## DATA BLOCK
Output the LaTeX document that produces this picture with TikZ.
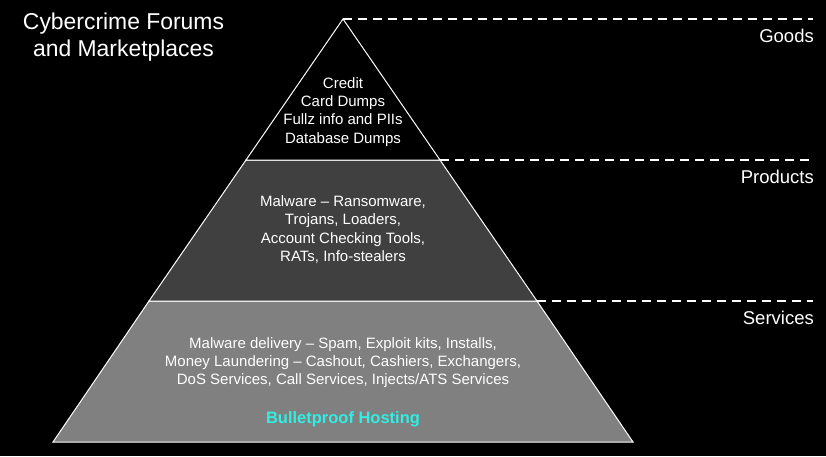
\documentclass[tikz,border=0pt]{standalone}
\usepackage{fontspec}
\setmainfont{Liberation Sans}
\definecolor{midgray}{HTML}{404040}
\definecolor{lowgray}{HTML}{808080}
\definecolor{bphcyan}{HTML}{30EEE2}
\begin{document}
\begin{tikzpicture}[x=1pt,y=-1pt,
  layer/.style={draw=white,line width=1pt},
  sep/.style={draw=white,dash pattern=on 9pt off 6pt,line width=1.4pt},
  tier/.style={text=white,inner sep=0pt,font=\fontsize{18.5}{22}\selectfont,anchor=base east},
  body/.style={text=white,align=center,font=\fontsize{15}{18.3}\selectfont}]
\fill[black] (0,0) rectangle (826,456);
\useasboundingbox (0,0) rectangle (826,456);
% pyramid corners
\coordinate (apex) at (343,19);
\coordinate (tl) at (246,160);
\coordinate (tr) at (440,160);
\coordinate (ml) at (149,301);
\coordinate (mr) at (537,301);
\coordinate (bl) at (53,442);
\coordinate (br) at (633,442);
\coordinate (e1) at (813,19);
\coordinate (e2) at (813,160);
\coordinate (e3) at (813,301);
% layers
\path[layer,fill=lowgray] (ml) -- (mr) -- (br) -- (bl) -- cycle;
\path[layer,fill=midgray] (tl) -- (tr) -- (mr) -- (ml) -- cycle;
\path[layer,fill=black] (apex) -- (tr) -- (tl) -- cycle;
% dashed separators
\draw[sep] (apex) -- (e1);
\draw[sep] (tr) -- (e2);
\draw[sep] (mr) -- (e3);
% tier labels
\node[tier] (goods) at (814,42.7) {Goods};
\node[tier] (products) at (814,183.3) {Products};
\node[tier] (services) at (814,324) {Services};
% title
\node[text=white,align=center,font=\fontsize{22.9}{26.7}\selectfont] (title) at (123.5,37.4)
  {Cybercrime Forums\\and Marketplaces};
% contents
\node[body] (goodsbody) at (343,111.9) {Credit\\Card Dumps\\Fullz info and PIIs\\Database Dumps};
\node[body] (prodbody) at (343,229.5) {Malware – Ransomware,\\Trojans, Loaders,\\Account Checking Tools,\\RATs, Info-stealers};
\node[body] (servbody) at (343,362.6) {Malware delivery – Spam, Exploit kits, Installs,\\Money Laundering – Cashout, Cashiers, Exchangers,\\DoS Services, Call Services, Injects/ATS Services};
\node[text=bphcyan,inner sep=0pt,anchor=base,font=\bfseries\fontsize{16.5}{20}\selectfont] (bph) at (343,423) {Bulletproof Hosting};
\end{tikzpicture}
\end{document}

## EXERCISE
Leave out all pictures, then copy the remaining material exactly.

## SOLUTION TO THIS TASK
Output the LaTeX document that produces this picture with TikZ.
\documentclass[tikz,border=0pt]{standalone}
\usepackage{fontspec}
\setmainfont{Liberation Sans}
\definecolor{midgray}{HTML}{404040}
\definecolor{lowgray}{HTML}{808080}
\definecolor{bphcyan}{HTML}{30EEE2}
\begin{document}
\begin{tikzpicture}[x=1pt,y=-1pt,
  layer/.style={draw=white,line width=1pt},
  sep/.style={draw=white,dash pattern=on 9pt off 6pt,line width=1.4pt},
  tier/.style={text=white,inner sep=0pt,font=\fontsize{18.5}{22}\selectfont,anchor=base east},
  body/.style={text=white,align=center,font=\fontsize{15}{18.3}\selectfont}]
\fill[black] (0,0) rectangle (826,456);
\useasboundingbox (0,0) rectangle (826,456);
% pyramid corners
\coordinate (apex) at (343,19);
\coordinate (tl) at (246,160);
\coordinate (tr) at (440,160);
\coordinate (ml) at (149,301);
\coordinate (mr) at (537,301);
\coordinate (bl) at (53,442);
\coordinate (br) at (633,442);
\coordinate (e1) at (813,19);
\coordinate (e2) at (813,160);
\coordinate (e3) at (813,301);
% layers
\path[layer,fill=lowgray] (ml) -- (mr) -- (br) -- (bl) -- cycle;
\path[layer,fill=midgray] (tl) -- (tr) -- (mr) -- (ml) -- cycle;
\path[layer,fill=black] (apex) -- (tr) -- (tl) -- cycle;
% dashed separators
\draw[sep] (apex) -- (e1);
\draw[sep] (tr) -- (e2);
\draw[sep] (mr) -- (e3);
% tier labels
\node[tier] (goods) at (814,42.7) {Goods};
\node[tier] (products) at (814,183.3) {Products};
\node[tier] (services) at (814,324) {Services};
% title
\node[text=white,align=center,font=\fontsize{22.9}{26.7}\selectfont] (title) at (123.5,37.4)
  {Cybercrime Forums\\and Marketplaces};
% contents
\node[body] (goodsbody) at (343,111.9) {Credit\\Card Dumps\\Fullz info and PIIs\\Database Dumps};
\node[body] (prodbody) at (343,229.5) {Malware – Ransomware,\\Trojans, Loaders,\\Account Checking Tools,\\RATs, Info-stealers};
\node[body] (servbody) at (343,362.6) {Malware delivery – Spam, Exploit kits, Installs,\\Money Laundering – Cashout, Cashiers, Exchangers,\\DoS Services, Call Services, Injects/ATS Services};
\node[text=bphcyan,inner sep=0pt,anchor=base,font=\bfseries\fontsize{16.5}{20}\selectfont] (bph) at (343,423) {Bulletproof Hosting};
\end{tikzpicture}
\end{document}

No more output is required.